The first three tracks on first listen set the scene somewhat deceptively – the musical themes are there with soaring 1970s hooks and a background vocalist who evokes the theme tune to Star Trek, but the lyrics are straightforward and sad, relating the story of a failed relationship and a desire to visit the sweetshop of his youth. Where it begins to get extremely interesting though is from the next song – Sigourney Weaver articulates difficult feelings of abject helplessness by comparing them to the heroine of the Alien films. This sounds really silly when expressed as text on a screen, but in the context of the sentiments of QoD it’s a perfect articulation of his situation, as well as making the sentiment fit the chronology of the overall album’s feel.
This knowing take on his life’s events continue apace, with bubbles of the blackest humour coming to the surface unexpectedly – in Chicken Bones for example, the daily chaotic destitution of his addictions are described over an unexpectedly jaunty tune and cheerfully sweary chorus, but in amongst all this are genuinely dark and saddening moments. Caramel seems to take on the same disastrous theme as opener TC and the Honeybear, and JC Hates Faggots is barely-restrained hatred towards the community who persecuted him.
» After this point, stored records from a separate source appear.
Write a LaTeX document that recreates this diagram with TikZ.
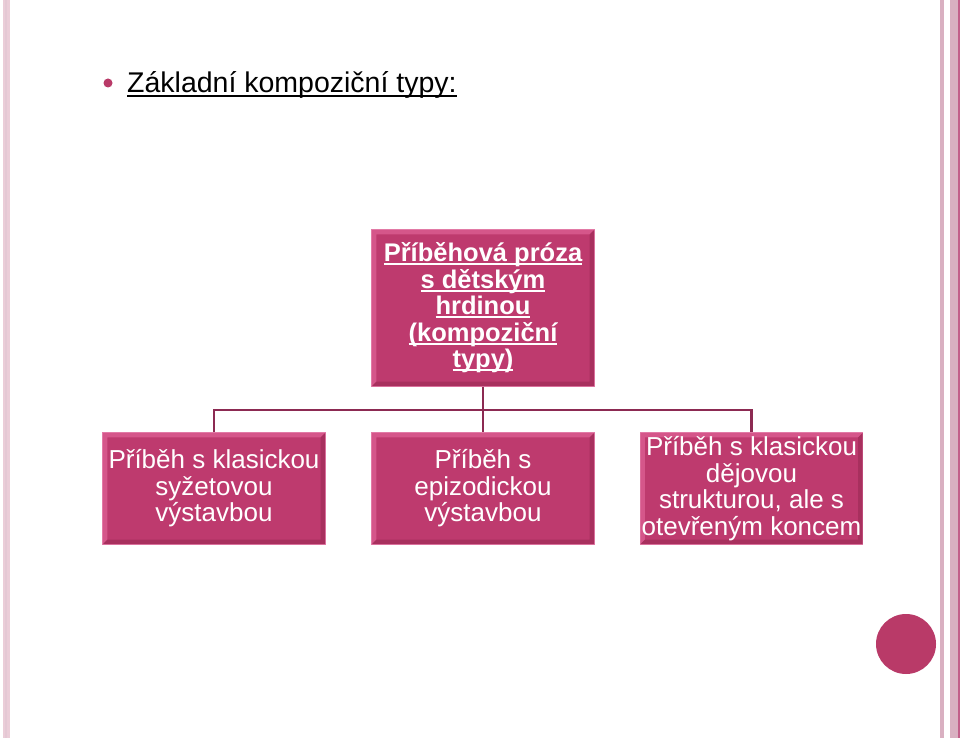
\documentclass[tikz,border=0pt]{standalone}
\usepackage{fontspec}
\setmainfont{Liberation Sans}
\newsavebox\ulbox
\newcommand\myul[1]{\sbox\ulbox{#1}\rlap{\rule[-0.13em]{\wd\ulbox}{0.07em}}\usebox\ulbox}
\definecolor{boxfill}{HTML}{BE3A6E}
\definecolor{boxedge}{HTML}{E27AA6}
\definecolor{bevlight}{HTML}{D5568A}
\definecolor{bevdark}{HTML}{A8305E}
\definecolor{linkcol}{HTML}{8C2A52}
\definecolor{dotcol}{HTML}{B93A68}
\definecolor{stripeA}{HTML}{EBCDD8}
\definecolor{stripeB}{HTML}{D9B0C1}
\definecolor{stripeC}{HTML}{C2608A}
\tikzset{
  pinkbox/.style={draw=boxedge, line width=1.2pt, fill=boxfill, text=white,
    minimum width=222pt, minimum height=111pt, inner sep=0pt, align=center,
    font=\fontsize{26}{26.5}\selectfont},
  topbox/.style={pinkbox, minimum height=156pt, font=\fontsize{25.5}{26.5}\selectfont\bfseries},
  link/.style={draw=linkcol, line width=2.8pt}
}
\newcommand\bevel[1]{%
  \fill[bevlight] ([shift={(0.6,0.6)}]#1.north west) -- ([shift={(-0.6,0.6)}]#1.north east)
     -- ([shift={(-5,5)}]#1.north east) -- ([shift={(5,5)}]#1.north west)
     -- ([shift={(5,-5)}]#1.south west) -- ([shift={(0.6,-0.6)}]#1.south west) -- cycle;
  \fill[bevdark] ([shift={(-0.6,-0.6)}]#1.south east) -- ([shift={(0.6,-0.6)}]#1.south west)
     -- ([shift={(5,-5)}]#1.south west) -- ([shift={(-5,-5)}]#1.south east)
     -- ([shift={(-5,5)}]#1.north east) -- ([shift={(-0.6,0.6)}]#1.north east) -- cycle;
}
\begin{document}
\begin{tikzpicture}[x=1pt,y=-1pt]
\useasboundingbox (0,0) rectangle (960,738);
\fill[white] (0,0) rectangle (960,738);
% left stripe
\fill[stripeA] (3,0) rectangle (10,738);
\fill[stripeB!70!white] (5,0) rectangle (7,738);
% right stripes
\fill[stripeB] (940,0) rectangle (944,738);
\fill[stripeB] (950,0) rectangle (958,738);
\fill[stripeC] (957.5,0) rectangle (959.5,738);
% title
\fill[dotcol] (108,83) circle (4.5);
\node[anchor=base west, inner sep=0pt, font=\fontsize{28.5}{32}\selectfont] (title) at (127,93) {\myul{Základní kompoziční typy:}};
% boxes
\node[topbox] (top) at (483,308) {};
\node[pinkbox] (b1) at (214,488.5) {};
\node[pinkbox] (b2) at (483,488.5) {};
\node[pinkbox] (b3) at (751.5,488.5) {};
\bevel{top}\bevel{b1}\bevel{b2}\bevel{b3}
\node[topbox, draw=none, fill=none] (topt) at (top) {\myul{Příběhová próza}\\\myul{s dětským}\\\myul{hrdinou}\\\myul{(kompoziční}\\\myul{typy)}};
\node[pinkbox, draw=none, fill=none] (b1t) at (b1) {Příběh s klasickou\\syžetovou\\výstavbou};
\node[pinkbox, draw=none, fill=none] (b2t) at (b2) {Příběh s\\epizodickou\\výstavbou};
\node[pinkbox, draw=none, fill=none] (b3t) at (b3) {Příběh s klasickou\\dějovou\\strukturou, ale s\\otevřeným koncem};
% connectors
\coordinate (hub) at (483,410);
\draw[link] (top.south) -- (hub);
\draw[link] (b1.north) |- (hub) -| (b3.north);
\draw[link] (hub) -- (b2.north);
% decorative dot
\fill[dotcol] (906,644) circle (30);
\end{tikzpicture}
\end{document}
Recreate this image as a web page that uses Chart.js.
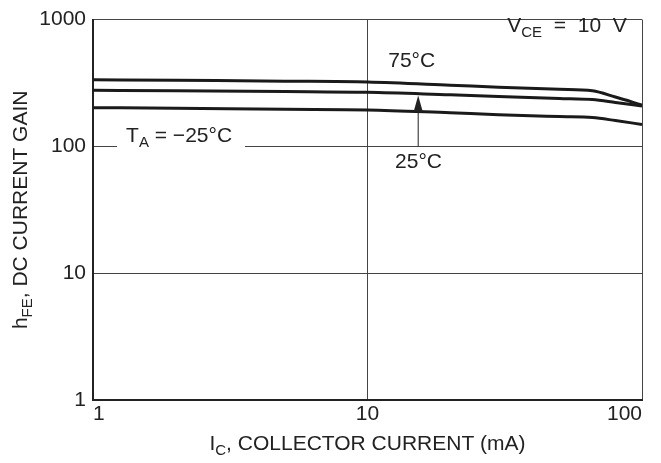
<!DOCTYPE html>
<html>
<head>
<meta charset="utf-8">
<script src="https://cdn.jsdelivr.net/npm/chart.js@4/dist/chart.umd.min.js"></script>
<style>
  html, body { margin: 0; padding: 0; background: #fff; }
  #wrap { width: 661px; height: 463px; }
</style>
</head>
<body>
<div id="wrap"><canvas id="gainChart" width="661" height="463"></canvas></div>
<script>
// collector current (mA) and DC current gain for each ambient temperature
const currentMA   = [1, 2, 5, 10, 20, 30, 50, 66, 80, 100];
const gain75      = [336, 332, 327, 322, 304, 293, 282, 275, 245, 212];
const gain25      = [277, 275, 271, 267, 255, 248, 239, 234, 222, 208];
const gainMinus25 = [202, 200, 196, 194, 184, 178, 172, 169, 160, 149];

const xTicks = [1, 10, 100];
const yTicks = [1, 10, 100, 1000];

const FONT = '"Liberation Sans", Arial, Helvetica, sans-serif';
const MAIN_FONT = '21px ' + FONT;
const SUB_FONT = '15px ' + FONT;
const INK = '#222';

function toPoints(ys) {
    return currentMA.map((x, i) => ({ x: x, y: ys[i] }));
}

// text with subscripts: parts = [[text, isSub], ...]
function drawRich(ctx, parts, x, y, align) {
    const widths = parts.map(p => {
        ctx.font = p[1] ? SUB_FONT : MAIN_FONT;
        return ctx.measureText(p[0]).width;
    });
    const total = widths.reduce((a, b) => a + b, 0);
    let cx = align === 'right' ? x - total : (align === 'center' ? x - total / 2 : x);
    parts.forEach((p, i) => {
        ctx.font = p[1] ? SUB_FONT : MAIN_FONT;
        ctx.fillText(p[0], cx, p[1] ? y + 5 : y);
        cx += widths[i];
    });
}

const labelsPlugin = {
    id: 'labels',
    afterDraw(chart) {
        const ctx = chart.ctx;
        const xs = chart.scales.x, ys = chart.scales.y;
        const area = chart.chartArea;
        ctx.save();
        ctx.textBaseline = 'alphabetic';
        ctx.textAlign = 'left';

        // white box behind the T_A label (breaks the 100 grid line)
        ctx.fillStyle = '#fff';
        ctx.fillRect(117, 122, 128, 28);
        ctx.fillStyle = INK;

        drawRich(ctx, [['T', false], ['A', true], [' = \u221225\u00b0C', false]],
            xs.getPixelForValue(1.32), ys.getPixelForValue(109), 'left');
        drawRich(ctx, [['75\u00b0C', false]],
            xs.getPixelForValue(11.9), ys.getPixelForValue(422), 'left');
        drawRich(ctx, [['25\u00b0C', false]],
            xs.getPixelForValue(12.6), ys.getPixelForValue(68), 'left');
        drawRich(ctx, [['V', false], ['CE', true], ['  =  10  V', false]],
            xs.getPixelForValue(88), ys.getPixelForValue(800), 'right');

        // arrow from the 100 line up to the 25°C curve
        const ax = xs.getPixelForValue(15.3);
        const yBase = ys.getPixelForValue(100);
        const yTip = ys.getPixelForValue(252);
        ctx.strokeStyle = INK;
        ctx.lineWidth = 1;
        ctx.beginPath();
        ctx.moveTo(ax, yBase);
        ctx.lineTo(ax, yTip + 10);
        ctx.stroke();
        ctx.beginPath();
        ctx.moveTo(ax, yTip);
        ctx.lineTo(ax - 4.5, yTip + 16);
        ctx.lineTo(ax + 4.5, yTip + 16);
        ctx.closePath();
        ctx.fill();

        // axis titles
        drawRich(ctx, [['I', false], ['C', true], [', COLLECTOR CURRENT (mA)', false]],
            (area.left + area.right) / 2, 450, 'center');
        ctx.translate(27, (area.top + area.bottom) / 2);
        ctx.rotate(-Math.PI / 2);
        drawRich(ctx, [['h', false], ['FE', true], [', DC CURRENT GAIN', false]], 0, 0, 'center');
        ctx.restore();
    }
};

const lineStyle = {
    borderColor: '#1a1a1a',
    borderWidth: 3,
    pointRadius: 0,
    fill: false,
    cubicInterpolationMode: 'monotone'
};

new Chart(document.getElementById('gainChart'), {
    type: 'line',
    data: {
        datasets: [
            Object.assign({ label: '75°C', data: toPoints(gain75) }, lineStyle),
            Object.assign({ label: '25°C', data: toPoints(gain25) }, lineStyle),
            Object.assign({ label: '-25°C', data: toPoints(gainMinus25) }, lineStyle)
        ]
    },
    options: {
        responsive: false,
        animation: false,
        layout: { padding: { top: 14, right: 19, left: 0, bottom: 0 } },
        plugins: {
            legend: { display: false },
            tooltip: { enabled: false }
        },
        scales: {
            x: {
                type: 'logarithmic',
                min: 1,
                max: 100,
                afterBuildTicks: s => { s.ticks = xTicks.map(v => ({ value: v })); },
                afterFit: s => { s.height = 63; },
                ticks: {
                    callback: v => String(v),
                    font: { size: 21, family: FONT },
                    color: INK,
                    padding: 2,
                    align: 'inner',
                    maxRotation: 0,
                    autoSkip: false
                },
                grid: { color: '#444', lineWidth: 1, drawTicks: false },
                border: { color: INK, width: 2 }
            },
            y: {
                type: 'logarithmic',
                min: 1,
                max: 1000,
                afterBuildTicks: s => { s.ticks = yTicks.map(v => ({ value: v })); },
                afterFit: s => { s.width = 93; },
                ticks: {
                    callback: v => String(v),
                    font: { size: 21, family: FONT },
                    color: INK,
                    padding: 7,
                    autoSkip: false
                },
                grid: { color: '#444', lineWidth: 1, drawTicks: false },
                border: { color: INK, width: 2 }
            }
        }
    },
    plugins: [labelsPlugin]
});
</script>
</body>
</html>
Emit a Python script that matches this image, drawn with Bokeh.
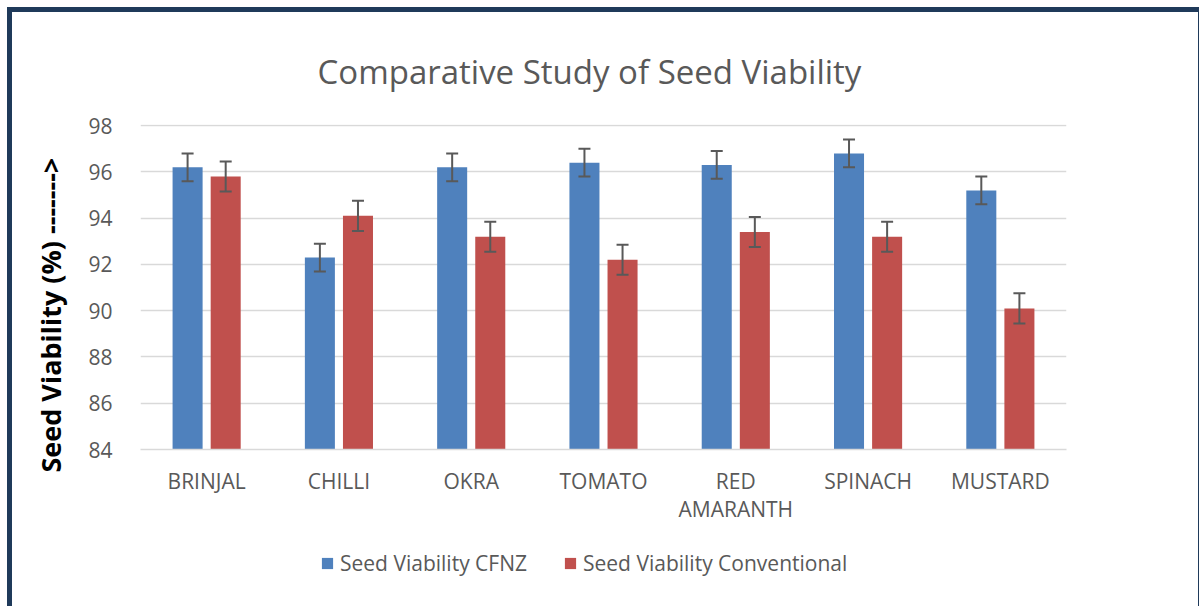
from bokeh.plotting import figure
from bokeh.layouts import column
from bokeh.models import (FactorRange, Range1d, ColumnDataSource, Whisker, TeeHead,
                          Legend, LegendItem, Title, FixedTicker)
from bokeh.transform import dodge
from bokeh.embed import file_html
from bokeh.resources import INLINE

categories = ["BRINJAL", "CHILLI", "OKRA", "TOMATO", "RED AMARANTH", "SPINACH", "MUSTARD"]
cfnz = [96.2, 92.3, 96.2, 96.4, 96.3, 96.8, 95.2]
conventional = [95.8, 94.1, 93.2, 92.2, 93.4, 93.2, 90.1]
cfnz_err = [0.6, 0.6, 0.6, 0.6, 0.6, 0.6, 0.6]
conventional_err = [0.65, 0.65, 0.65, 0.65, 0.65, 0.65, 0.65]
y_ticks = [84, 86, 88, 90, 92, 94, 96, 98]
series_names = ["Seed Viability CFNZ", "Seed Viability Conventional"]
title_text = "Comparative Study of Seed Viability"
y_label_text = "Seed Viability (%) ------->"

BLUE = "#4F81BD"
RED = "#C0504D"
GREY = "#595959"
FONT = "Open Sans"

# multi-line factor labels (word-wrapped like the original)
factors = [c.replace(" ", "\n") for c in categories]

src = ColumnDataSource(dict(
    cat=factors,
    a=cfnz, b=conventional,
    a_hi=[v + e for v, e in zip(cfnz, cfnz_err)],
    a_lo=[v - e for v, e in zip(cfnz, cfnz_err)],
    b_hi=[v + e for v, e in zip(conventional, conventional_err)],
    b_lo=[v - e for v, e in zip(conventional, conventional_err)],
))

p = figure(width=1186, height=518, output_backend="svg", toolbar_location=None,
           x_range=FactorRange(*factors, range_padding=0),
           y_range=Range1d(y_ticks[0], y_ticks[-1] + 0.05),
           min_border_left=128, min_border_right=132, min_border_top=112, min_border_bottom=81)
p.outline_line_color = None
p.background_fill_color = "white"
p.border_fill_color = "white"

off = 0.144
w = 0.227
p.vbar(x=dodge("cat", -off, range=p.x_range), top="a", bottom=y_ticks[0], width=w,
       source=src, fill_color=BLUE, line_color=None)
p.vbar(x=dodge("cat", off, range=p.x_range), top="b", bottom=y_ticks[0], width=w,
       source=src, fill_color=RED, line_color=None)

for base_off, hi, lo in [(-off, "a_hi", "a_lo"), (off, "b_hi", "b_lo")]:
    wk = Whisker(source=src, base=dodge("cat", base_off, range=p.x_range), upper=hi, lower=lo,
                 line_color=GREY, line_width=2, level="overlay",
                 upper_head=TeeHead(size=12, line_color=GREY, line_width=2),
                 lower_head=TeeHead(size=12, line_color=GREY, line_width=2))
    p.add_layout(wk)

p.xgrid.grid_line_color = None
p.ygrid.grid_line_color = "#D9D9D9"
p.ygrid.grid_line_width = 1.5
p.yaxis.ticker = FixedTicker(ticks=y_ticks)
p.yaxis.axis_line_color = None
p.yaxis.major_tick_line_color = None
p.yaxis.minor_tick_line_color = None
p.yaxis.major_label_standoff = 22
p.yaxis.major_label_text_font = FONT
p.yaxis.major_label_text_font_size = "21px"
p.yaxis.major_label_text_color = GREY

p.xaxis.axis_line_color = "#D9D9D9"
p.xaxis.axis_line_width = 1.5
p.xaxis.major_tick_line_color = None
p.xaxis.minor_tick_line_color = None
p.xaxis.major_label_standoff = 11
p.xaxis.major_label_text_font = FONT
p.xaxis.major_label_text_font_size = "21px"
p.xaxis.major_label_text_color = GREY
p.xaxis.major_label_text_line_height = 1.0

title = Title(text=title_text, text_font=FONT, text_font_size="33px", text_font_style="normal",
              text_color=GREY, align="left", offset=177, standoff=62)
p.add_layout(title, "above")
ylab = Title(text=y_label_text, text_font=FONT, text_font_size="27px", text_font_style="bold",
             text_color="black", align="left", offset=-23, standoff=34)
p.add_layout(ylab, "left")

# legend strip below the chart (same series colours)
leg = figure(width=1186, height=76, output_backend="svg", toolbar_location=None,
             x_range=Range1d(0, 1), y_range=Range1d(0, 1),
             min_border=0, outline_line_color=None)
leg.axis.visible = False
leg.grid.visible = False
lr1 = leg.vbar(x=[-5], top=[0], width=0.1, fill_color=BLUE, line_color=None)
lr2 = leg.vbar(x=[-5], top=[0], width=0.1, fill_color=RED, line_color=None)
legend = Legend(items=[LegendItem(label=series_names[0], renderers=[lr1]),
                       LegendItem(label=series_names[1], renderers=[lr2])],
                orientation="horizontal", location=(180, 29),
                label_text_font=FONT, label_text_font_size="21px", label_text_color=GREY,
                glyph_width=14, glyph_height=14, label_standoff=6, spacing=36,
                border_line_color=None, background_fill_alpha=0, margin=0, padding=4)
leg.add_layout(legend, "center")

layout = column(p, leg, spacing=0,
                styles={"border": "5px solid #1F3A5A", "border-bottom": "none",
                        "margin": "7px 0 0 7px"})

open("out.html", "w").write(file_html(layout, INLINE))
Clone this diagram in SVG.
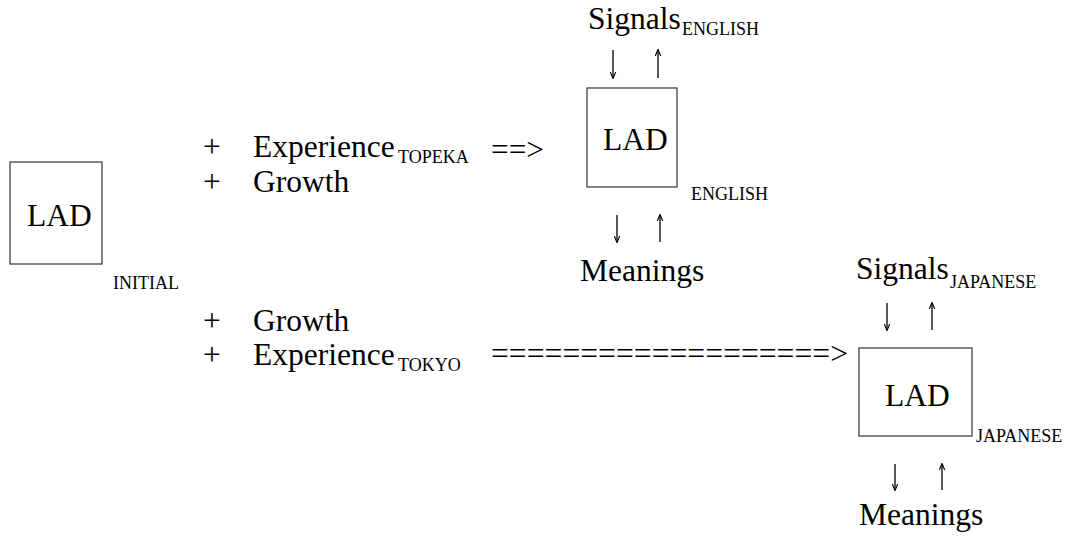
<svg xmlns="http://www.w3.org/2000/svg" width="1071" height="536" viewBox="0 0 1071 536">
<style>
text{font-family:"Liberation Serif","Times New Roman",serif;fill:#000}
.big{font-size:31.5px}
.sub{font-size:18px}
.box{fill:#fff;stroke:#333;stroke-width:1.2}
.arr{stroke:#000;stroke-width:1.3;fill:none}
</style>
<defs>
<marker id="head" viewBox="0 0 10 10" refX="9" refY="5" markerWidth="7" markerHeight="7" markerUnits="userSpaceOnUse" orient="auto">
<path d="M0,1 L10,5 L0,9" fill="none" stroke="#000" stroke-width="1.6"/>
</marker>
</defs>
<rect width="1071" height="536" fill="#fff"/>
<g id="lad-initial">
<rect class="box" x="10" y="162" width="92" height="102"/>
<text class="big" x="27" y="226">LAD</text>
<text class="sub" x="113" y="289">INITIAL</text>
</g>
<g id="inputs-english">
<text class="big" x="203" y="157">+</text>
<text class="big" x="253" y="157">Experience</text>
<text class="sub" x="398" y="163">TOPEKA</text>
<text class="big" x="203" y="192">+</text>
<text class="big" x="253" y="192">Growth</text>
</g>
<g id="inputs-japanese">
<text class="big" x="203" y="331">+</text>
<text class="big" x="253" y="331">Growth</text>
<text class="big" x="203" y="365">+</text>
<text class="big" x="253" y="365">Experience</text>
<text class="sub" x="398" y="371">TOKYO</text>
</g>
<g id="lad-english">
<text class="big" x="588" y="29">Signals</text>
<text class="sub" x="682" y="35">ENGLISH</text>
<rect class="box" x="587" y="88" width="90" height="99"/>
<text class="big" x="603" y="150">LAD</text>
<text class="sub" x="691" y="200">ENGLISH</text>
<text class="big" x="580" y="281">Meanings</text>
</g>
<g id="lad-japanese">
<text class="big" x="856" y="279">Signals</text>
<text class="sub" x="950" y="288">JAPANESE</text>
<rect class="box" x="859" y="348" width="113" height="88"/>
<text class="big" x="885" y="406">LAD</text>
<text class="sub" x="976" y="442">JAPANESE</text>
<text class="big" x="859" y="525">Meanings</text>
</g>
<g id="connectors">
<text class="big" x="491" y="160" textLength="53" lengthAdjust="spacingAndGlyphs">==&gt;</text>
<text class="big" x="491" y="364" textLength="357" lengthAdjust="spacingAndGlyphs">===================&gt;</text>
<line class="arr" x1="613" y1="50" x2="613" y2="78" marker-end="url(#head)"/>
<line class="arr" x1="658" y1="78" x2="658" y2="50" marker-end="url(#head)"/>
<line class="arr" x1="617" y1="215" x2="617" y2="242" marker-end="url(#head)"/>
<line class="arr" x1="660" y1="242" x2="660" y2="215" marker-end="url(#head)"/>
<line class="arr" x1="887" y1="303" x2="887" y2="330" marker-end="url(#head)"/>
<line class="arr" x1="932" y1="330" x2="932" y2="303" marker-end="url(#head)"/>
<line class="arr" x1="895" y1="464" x2="895" y2="490" marker-end="url(#head)"/>
<line class="arr" x1="942" y1="490" x2="942" y2="464" marker-end="url(#head)"/>
</g>
</svg>
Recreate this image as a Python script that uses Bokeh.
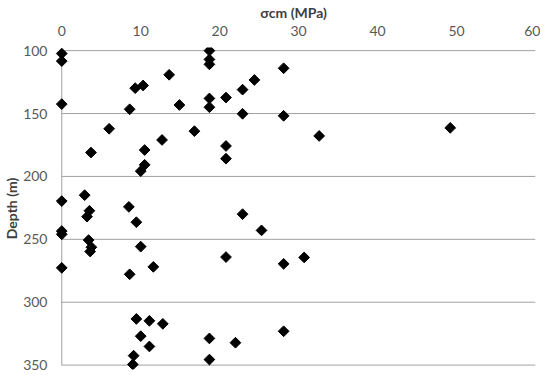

What truly sets this apart from other albums of this ilk is that unlike similar bleak-outlooked records (In Utero, Pink Moon, At the Cut to name three brilliant but doomed albums off the top of my head) is that with the closing, title track where John absolutely has a very public go at himself and his perceived faults, there is a genuine and positive redemptive edge to every word he says. This is the soundtrack to someone slowly and painfully dragging himself up which would be discomforting for anyone to witness, but thanks to some amazing music thanks to this collaboration with Midlake and a sense of humour willing to expose each wound and raw nerve and coat it with a faint, wry smile seems to show that he may well be onto something here with his approach.
So yeah, it’s impossible to describe properly. All I can do is implore you to give this a listen for yourself.